Самый факт наличности двояко-направленных слов, включающих в себя, как необходимый момент, отношение к чужому высказыванию, ставит нас перед необходимостью дать полную, исчерпывающую классификацию слов с точки зрения этого нового принципа, не учтенного ни стилистикой, ни лексикологией, ни семантикой. Можно без труда убедиться, что кроме непосредственно интенциональных слов (предметных){44} и слов, направленных на чужое слово, имеется и еще один тип. Но и двояко-направленные слова (учитывающие чужое слово), включая такие разнородные явления, как стилизация, пародия, диалог, нуждаются в дифференциации. Необходимо указать их существенные разновидности (с точки зрения того же принципа). Далее, неизбежно возникнет вопрос о возможности и о способах сочетания слов, принадлежащих к различным типам, в пределах одного контекста. На этой почве возникают новые стилистические проблемы, стилистикой до сих пор совершенно не учтенные. Для понимания же стиля прозаической речи как раз эти проблемы имеют первостепенное значение[63].

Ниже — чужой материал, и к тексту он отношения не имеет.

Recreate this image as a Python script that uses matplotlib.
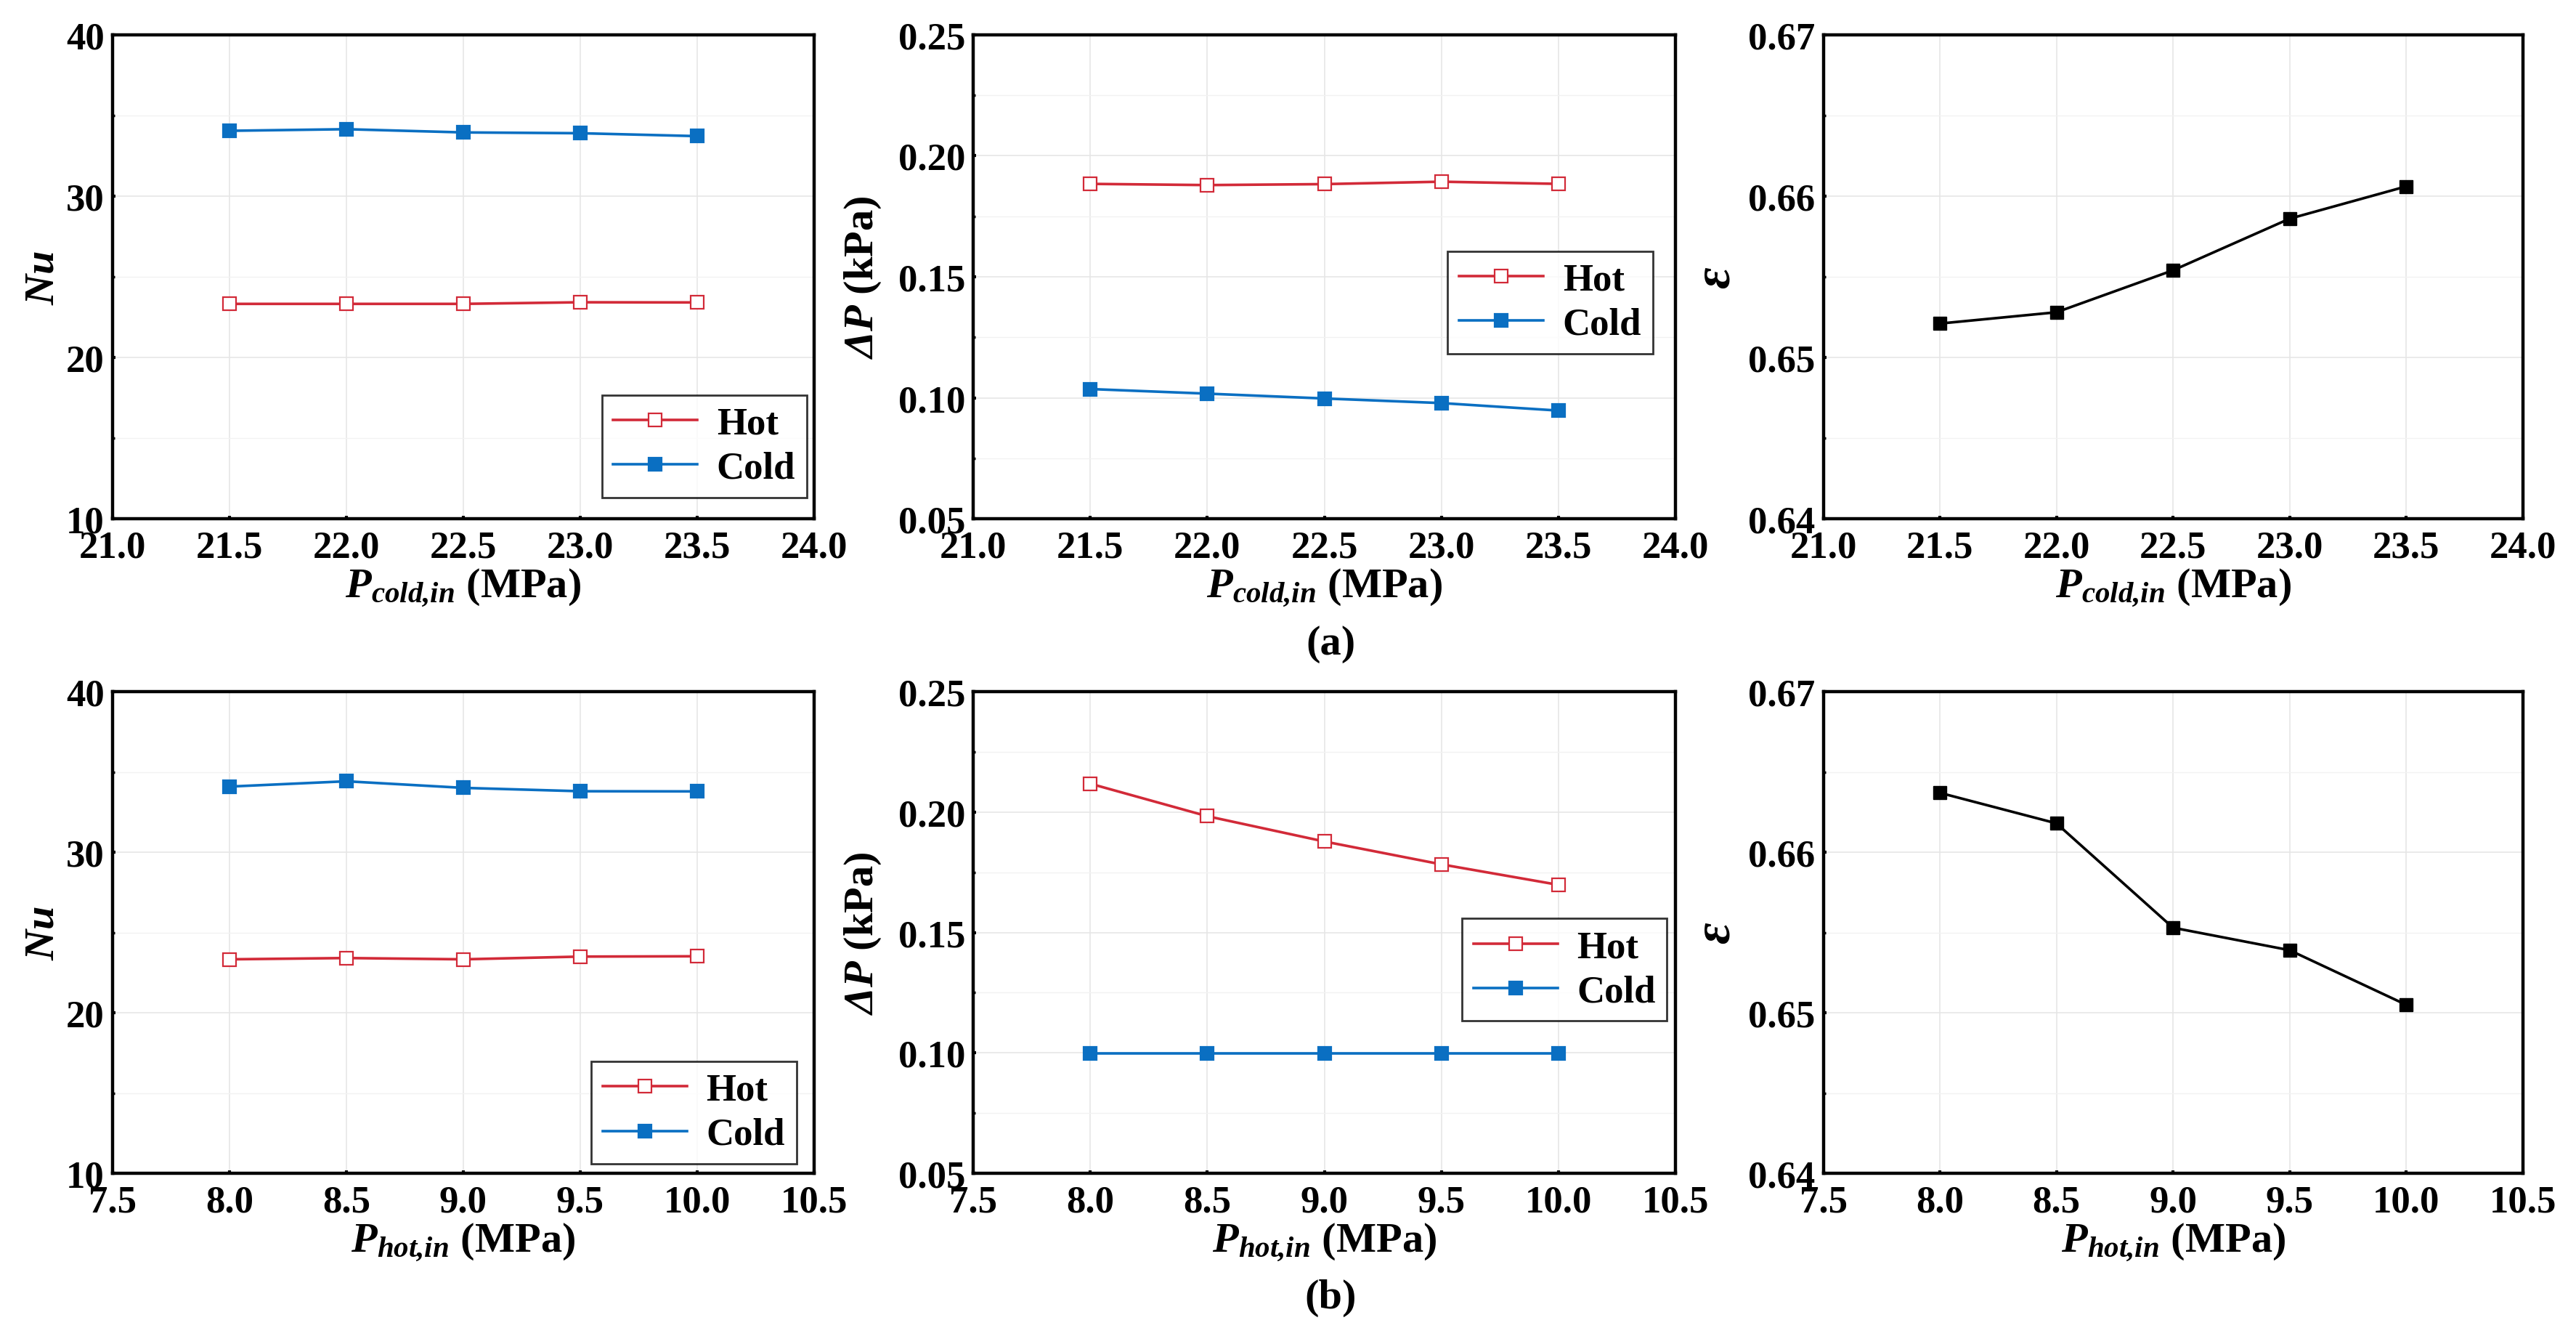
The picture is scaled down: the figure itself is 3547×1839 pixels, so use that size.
import numpy as np
import matplotlib
matplotlib.use('Agg')
import matplotlib.pyplot as plt
from matplotlib.ticker import MultipleLocator, AutoMinorLocator, FormatStrFormatter

plt.rcParams['font.family'] = ['Liberation Serif', 'DejaVu Serif']
plt.rcParams['font.weight'] = 'bold'
plt.rcParams['axes.labelweight'] = 'bold'
plt.rcParams['mathtext.fontset'] = 'custom'
plt.rcParams['mathtext.rm'] = 'Liberation Serif:bold'
plt.rcParams['mathtext.bf'] = 'Liberation Serif:italic:bold'
plt.rcParams['mathtext.it'] = 'Liberation Serif:italic:bold'

# (a) varying cold inlet pressure
p_cold = [21.5, 22.0, 22.5, 23.0, 23.5]
nu_hot_a = [23.32, 23.32, 23.32, 23.42, 23.41]
nu_cold_a = [34.05, 34.15, 33.95, 33.9, 33.72]
dp_hot_a = [0.1884, 0.1879, 0.1883, 0.1893, 0.1884]
dp_cold_a = [0.1036, 0.1017, 0.0997, 0.0978, 0.0947]
eff_a = [0.6521, 0.6528, 0.6554, 0.6586, 0.6606]

# (b) varying hot inlet pressure
p_hot = [8.0, 8.5, 9.0, 9.5, 10.0]
nu_hot_b = [23.33, 23.41, 23.33, 23.5, 23.52]
nu_cold_b = [34.09, 34.42, 34.01, 33.8, 33.79]
dp_hot_b = [0.2118, 0.1983, 0.1878, 0.1783, 0.1698]
dp_cold_b = [0.0998, 0.0998, 0.0998, 0.0998, 0.0998]
eff_b = [0.6637, 0.6618, 0.6553, 0.6539, 0.6505]

RED = '#D22A38'
BLUE = '#0A6FC2'
TICK_FS = 38
LABEL_FS = 42

fig = plt.figure(figsize=(35.47, 18.40), dpi=100)

col_left = [0.0437, 0.3778, 0.7078]
col_w = [0.2723, 0.2726, 0.2715]
row_bottom = [0.6114, 0.1217]
row_h = [0.362, 0.3603]

axes = [[fig.add_axes([col_left[c], row_bottom[r], col_w[c], row_h[r]])
         for c in range(3)] for r in range(2)]


def style(ax, xlim, xstep, ylim, ystep, yfmt):
    ax.set_xlim(*xlim)
    ax.set_ylim(*ylim)
    ax.xaxis.set_major_locator(MultipleLocator(xstep))
    ax.yaxis.set_major_locator(MultipleLocator(ystep))
    ax.yaxis.set_minor_locator(AutoMinorLocator(2))
    ax.xaxis.set_major_formatter(FormatStrFormatter('%.1f'))
    ax.yaxis.set_major_formatter(FormatStrFormatter(yfmt))
    ax.grid(True, which='major', color='#E6E6E6', lw=1.2, zorder=0)
    ax.grid(True, which='minor', axis='y', color='#F2F2F2', lw=1.0, zorder=0)
    ax.set_axisbelow(True)
    for s in ax.spines.values():
        s.set_linewidth(3.2)
        s.set_color('black')
    ax.tick_params(which='major', direction='in', length=3, width=3,
                   labelsize=TICK_FS, pad=8)
    ax.tick_params(axis='x', which='major', pad=11)
    ax.tick_params(which='minor', direction='in', length=2.5, width=2.5)
    ax.tick_params(axis='x', which='minor', length=0)
    for lab in ax.get_xticklabels() + ax.get_yticklabels():
        lab.set_fontweight('bold')


def two_lines(ax, x, hot, cold, legend_anchor, legend_loc):
    ax.plot(x, hot, '-s', color=RED, lw=2.6, ms=13.5, mfc='white',
            mec=RED, mew=1.6, label='Hot', zorder=3)
    ax.plot(x, cold, '-s', color=BLUE, lw=2.6, ms=13.5, mfc=BLUE,
            mec=BLUE, mew=1.6, label='Cold', zorder=3)
    leg = ax.legend(loc=legend_loc, bbox_to_anchor=legend_anchor,
                    fontsize=TICK_FS, frameon=True, fancybox=False,
                    edgecolor='black', handlelength=2.2, borderaxespad=0,
                    borderpad=0.3, labelspacing=0.25, handletextpad=0.5)
    leg.get_frame().set_linewidth(2.0)


xlab_a = r'$\mathbf{P_{cold{,}in}}$ (MPa)'
xlab_b = r'$\mathbf{P_{hot{,}in}}$ (MPa)'

rows = [
    (p_cold, (21.0, 24.0), xlab_a, nu_hot_a, nu_cold_a, dp_hot_a, dp_cold_a, eff_a,
     [(0.99, 0.044), 'lower right'], [(0.968, 0.553), 'upper right']),
    (p_hot, (7.5, 10.5), xlab_b, nu_hot_b, nu_cold_b, dp_hot_b, dp_cold_b, eff_b,
     [(0.975, 0.02), 'lower right'], [(0.988, 0.529), 'upper right']),
]

for r, (x, xlim, xlab, nh, nc, dh, dc, ef, leg1, leg2) in enumerate(rows):
    ax1, ax2, ax3 = axes[r]

    two_lines(ax1, x, nh, nc, leg1[0], leg1[1])
    style(ax1, xlim, 0.5, (10, 40), 10, '%d')
    ax1.set_ylabel(r'$\mathbf{Nu}$', fontsize=LABEL_FS)
    ax1.yaxis.set_label_coords(-0.072, 0.5)

    two_lines(ax2, x, dh, dc, leg2[0], leg2[1])
    style(ax2, xlim, 0.5, (0.05, 0.25), 0.05, '%.2f')
    ax2.set_ylabel(r'$\mathbf{\Delta P}$ (kPa)', fontsize=LABEL_FS)
    ax2.yaxis.set_label_coords(-0.128, 0.5)

    ax3.plot(x, ef, '-s', color='black', lw=2.6, ms=13.5, zorder=3)
    style(ax3, xlim, 0.5, (0.64, 0.67), 0.01, '%.2f')
    ax3.set_ylabel(r'$\mathbf{\varepsilon}$', fontsize=52)
    ax3.yaxis.set_label_coords(-0.118, 0.5)

    for ax in (ax1, ax2, ax3):
        ax.set_xlabel(xlab, fontsize=LABEL_FS, labelpad=2)

fig.text(0.5165, 0.518, '(a)', ha='center', va='center', fontsize=LABEL_FS, fontweight='bold')
fig.text(0.5165, 0.029, '(b)', ha='center', va='center', fontsize=LABEL_FS, fontweight='bold')

fig.savefig('out.png', dpi=100)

Рядом с прямым и непосредственно интенциональным словом — называющим, сообщающим, выражающим, изображающим, — рассчитанным на непосредственное же предметное понимание (первый тип слова), мы наблюдаем еще изображенное или объектное слово (второй тип). Наиболее типичный и распространенный вид изображенного, объектного слова — прямая речь героев. Она имеет непосредственное предметное значение, однако не лежит в одной плоскости с авторской, а как бы в некотором перспективном удалении от нее. Она не только понимается с точки зрения своего предмета, но сама является предметом интенции, как характерное, типичное, колоритное слово.

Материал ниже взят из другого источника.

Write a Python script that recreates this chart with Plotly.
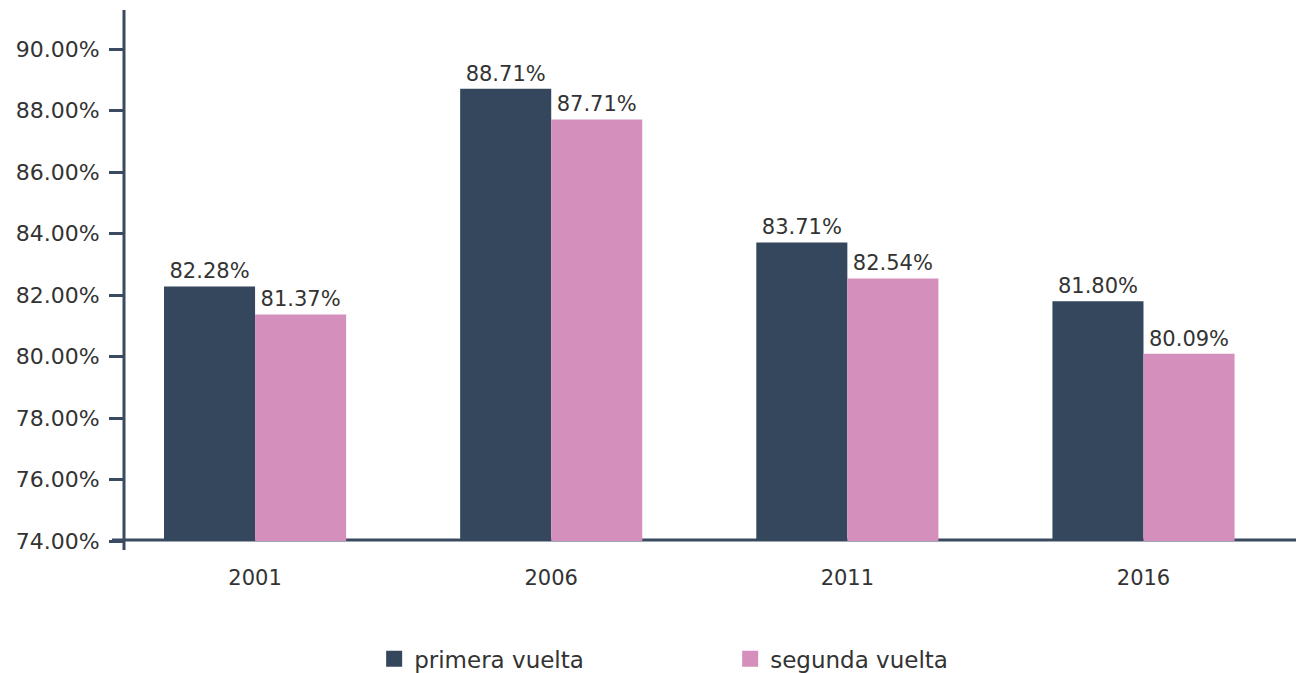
import plotly.graph_objects as go

years = ["2001", "2006", "2011", "2016"]
primera = [82.28, 88.71, 83.71, 81.80]
segunda = [81.37, 87.71, 82.54, 80.09]
series_names = ["primera vuelta", "segunda vuelta"]
colors = ["#35475d", "#d48fbd"]
y_ticks = [74, 76, 78, 80, 82, 84, 86, 88, 90]

FONT = "DejaVu Sans"
TXT = "#333333"
AX = "#3a4a60"

fig = go.Figure()
x_idx = list(range(len(years)))
for name, vals, col in zip(series_names, [primera, segunda], colors):
    fig.add_trace(go.Bar(
        x=x_idx, y=vals, name=name, marker=dict(color=col, line=dict(width=0)),
        text=[f"{v:.2f}%" for v in vals], textposition="outside",
        textfont=dict(family=FONT, size=21, color=TXT), cliponaxis=False,
        showlegend=False,
    ))
# legend entries with large square swatches
for name, col in zip(series_names, colors):
    fig.add_trace(go.Scatter(
        x=[None], y=[None], mode="markers", name=name,
        marker=dict(symbol="square", size=22, color=col), showlegend=True,
    ))

# page body has an 8px margin: size the figure to end at the window edge
fig.update_layout(
    width=1296, height=665,
    margin=dict(l=116, r=0, t=2, b=132, autoexpand=False),
    paper_bgcolor="white", plot_bgcolor="white",
    barmode="group", bargap=0.385, bargroupgap=0,
    font=dict(family=FONT, size=21, color=TXT),
    showlegend=True,
    legend=dict(orientation="h", x=0.212, xanchor="left", y=-0.222, yanchor="middle",
                entrywidth=311, entrywidthmode="pixels",
                font=dict(family=FONT, size=23, color=TXT), itemwidth=30),
    xaxis=dict(range=[-0.4426, 3.542], tickmode="array", tickvals=x_idx, ticktext=years,
               showgrid=False, zeroline=False, showline=False, ticks="",
               ticklabelstandoff=22, automargin=False,
               tickfont=dict(family=FONT, size=21, color=TXT)),
    yaxis=dict(range=[74, 91.27], tickmode="array", tickvals=y_ticks,
               ticktext=[f"{t:.2f}%" for t in y_ticks],
               showgrid=False, zeroline=False, showline=False, automargin=False,
               ticks="outside", ticklen=14, tickwidth=3, tickcolor=AX,
               ticklabelstandoff=5,
               tickfont=dict(family=FONT, size=22, color=TXT)),
)

# axis lines
fig.add_shape(type="line", xref="paper", yref="paper", x0=-12/1180, x1=1, y0=0.002, y1=0.002,
              line=dict(color=AX, width=3), layer="below")
fig.add_shape(type="line", xref="paper", yref="paper", x0=0, x1=0, y0=-9/531, y1=1,
              line=dict(color=AX, width=3))

fig.write_html("out.html")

Там, где есть в авторском контексте прямая речь, допустим, одного героя, то перед нами в пределах одного контекста два речевых центра и два речевых единства: единство авторского высказывания и единство высказывания героя. Но второе единство не самостоятельно, подчинено первому и включено в него, как один из его моментов. Стилистическая обработка того и другого высказывания различна. Слово героя обрабатывается именно как чужое слово, как слово лица характерологически или типически определенного, т. е. обрабатывается как объект авторской интенции, а вовсе не с точки зрения своей собственной предметной направленности. Слово автора, напротив, обрабатывается стилистически в направлении своего прямого предметного значения. Оно должно быть адэкватно своему предмету (познавательному, поэтическому или иному). Оно должно быть выразительным, сильным, значительным, изящным и т. п. с точки зрения своего прямого предметного задания — нечто обозначить, выразить, сообщить, изобразить. И стилистическая обработка его установлена на соосуществляющее предметное понимание. Если же авторское слово обрабатывается так, чтобы ощущалась его характерность или типичность для определенного лица, для определенного социального положения, для определенной художественной манеры, — то перед нами уже стилизация: или обычная литературная стилизация или стилизованный сказ. Об этом, уже третьем типе мы будем говорить позже.